Accenture’s 2014 report “Big Success with Big Data”, which included survey data from more than 1,000 people at companies that had completed at least one big data project, found that the top challenge with big data projects is security (listed by 51 percent of respondents).
And it’s no wonder: Setting up security in a big data environment is a laborious, multistep process that requires the establishment of a Kerberos network authentication protocol—a complex undertaking—followed by configuring Hadoop instances to Kerberos, setting up an LDAP, configuring Apache, and setting up encryption. With Oracle Big Data Cloud Service, you skip all those steps.
“Security in Hadoop solutions overall has improved, but getting it up and going is still a hassle,” McClary says. “With the Oracle solution, you just check a single box on the Oracle website when you set up your cloud service, and we automate all the setup and configuration of the security.”
At the launch event, Ellison described a range of new cloud services—including Oracle Storage Cloud Service, Oracle Mobile Cloud Service, and Oracle Process Cloud Service. “We have a complete suite of services for the creation of modern applications and the running and managing of those applications,” Ellison said. “So our PaaS and IaaS are complete.
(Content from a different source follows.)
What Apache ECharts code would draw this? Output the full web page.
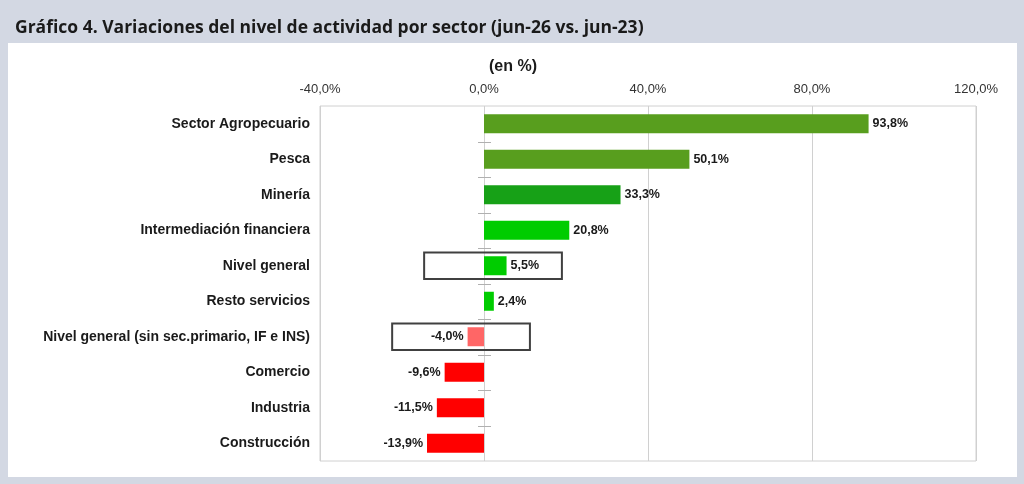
<!DOCTYPE html>
<html><head><meta charset="utf-8">
<script src="https://cdn.jsdelivr.net/npm/echarts@6/dist/echarts.min.js"></script>
<style>html,body{margin:0;padding:0;background:#d3d8e3;}#c{width:1024px;height:484px;}</style>
</head><body><div id="c"></div>
<script>
// ---- data ----
const categories = ['Sector Agropecuario','Pesca','Minería','Intermediación financiera','Nivel general','Resto servicios','Nivel general (sin sec.primario, IF e INS)','Comercio','Industria','Construcción'];
const values = [93.8, 50.1, 33.3, 20.8, 5.5, 2.4, -4.0, -9.6, -11.5, -13.9];
const axisTicks = [-40, 0, 40, 80, 120];
// highlighted rows: [from %, to %, category]
const highlightBoxes = [[-14.6, 19.0, 'Nivel general'], [-22.4, 11.2, 'Nivel general (sin sec.primario, IF e INS)']];

// ---- styles ----
const barColors = ['#589e1e','#589e1e','#17a117','#00cc00','#00cc00','#00cc00','#ff6666','#ff0000','#ff0000','#ff0000'];
const fmt = v => v.toFixed(1).replace('.', ',') + '%';

const chart = echarts.init(document.getElementById('c'));
chart.setOption({
  backgroundColor: '#d3d8e3',
  animation: false,
  graphic: [
    {type:'rect', shape:{x:8,y:43,width:1009,height:434}, style:{fill:'#ffffff'}, z:-10, silent:true},
    {type:'text', x:513, y:67, style:{text:'(en %)', textAlign:'center', textVerticalAlign:'middle',
      font:'bold 16px "Liberation Sans"', fill:'#1a1a1a'}, silent:true}
  ],
  title: [
    {text:'Gráfico 4. Variaciones del nivel de actividad por sector (jun-26 vs. jun-23)', left:10, top:14,
     textStyle:{fontFamily:'Open Sans', fontWeight:'bold', fontSize:17.5, color:'#1a1a1a'}}
  ],
  grid: {left:320, right:48, top:106, bottom:23, show:true, borderColor:'#d0d0d0', borderWidth:1, backgroundColor:'transparent'},
  xAxis: {
    type:'value', position:'top', min:axisTicks[0], max:axisTicks[axisTicks.length-1], interval:40,
    axisLine:{show:false}, axisTick:{show:false},
    splitLine:{lineStyle:{color:'#d0d0d0'}},
    axisLabel:{formatter: v => fmt(v), fontFamily:'Liberation Sans', fontSize:13, color:'#333', margin:10}
  },
  yAxis: {type:'category', data:categories, inverse:true,
     axisLine:{show:false, onZero:false}, axisTick:{show:false},
     axisLabel:{fontFamily:'Liberation Sans', fontWeight:'bold', fontSize:14, color:'#1a1a1a', margin:10}},
  series: [
    // category boundary ticks crossing the zero line
    {type:'custom', z:2, silent:true,
     data: categories.slice(1).map((c, i) => [0, i + 1]),
     encode:{x:0, y:1},
     renderItem:(params, api) => {
       const p = api.coord([0, api.value(1)]);
       const h = api.size([0,1])[1];
       const y = Math.round(p[1] - h/2) + 0.5;
       return {type:'line', shape:{x1:p[0]-6, y1:y, x2:p[0]+7, y2:y}, style:{stroke:'#b0b0b0', lineWidth:1}};
     }},
    {type:'custom', z:1, silent:true,
     data: highlightBoxes.map(b => [b[0], b[1], categories.indexOf(b[2])]),
     encode:{x:[0,1], y:2},
     renderItem:(params, api) => {
       const p0 = api.coord([api.value(0), api.value(2)]);
       const p1 = api.coord([api.value(1), api.value(2)]);
       const h = api.size([0,1])[1] * 0.74;
       return {type:'rect', shape:{x:p0[0], y:p0[1]-h/2, width:p1[0]-p0[0], height:h},
               style:{fill:'none', stroke:'#404040', lineWidth:2}};
     }},
    {type:'bar', z:3, barWidth:19,
     data: values.map((v,i) => ({value:v, itemStyle:{color:barColors[i]}, label:{position: v < 0 ? 'left' : 'right'}})),
     label:{show:true, formatter: p => fmt(p.value), fontFamily:'Liberation Sans', fontWeight:'bold', fontSize:12.5, color:'#1a1a1a', distance:4}}
  ]
});
</script></body></html>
I’m not saying we’re not going to keep improving everything. I’m just saying all the major boxes are filled in.”
One of Oracle’s biggest differentiators is the ability to move databases and applications from on premises to the cloud—and back again—quickly and easily. This is key to helping customers work through the coming decade of coexistence between cloud data processing and on-premises data processing. “You can move applications back and forth, move data back and forth,” Ellison said. “Everything is not going to move to the cloud by this Friday. People are still going to need to manage both on-premises and cloud. We make that easy.”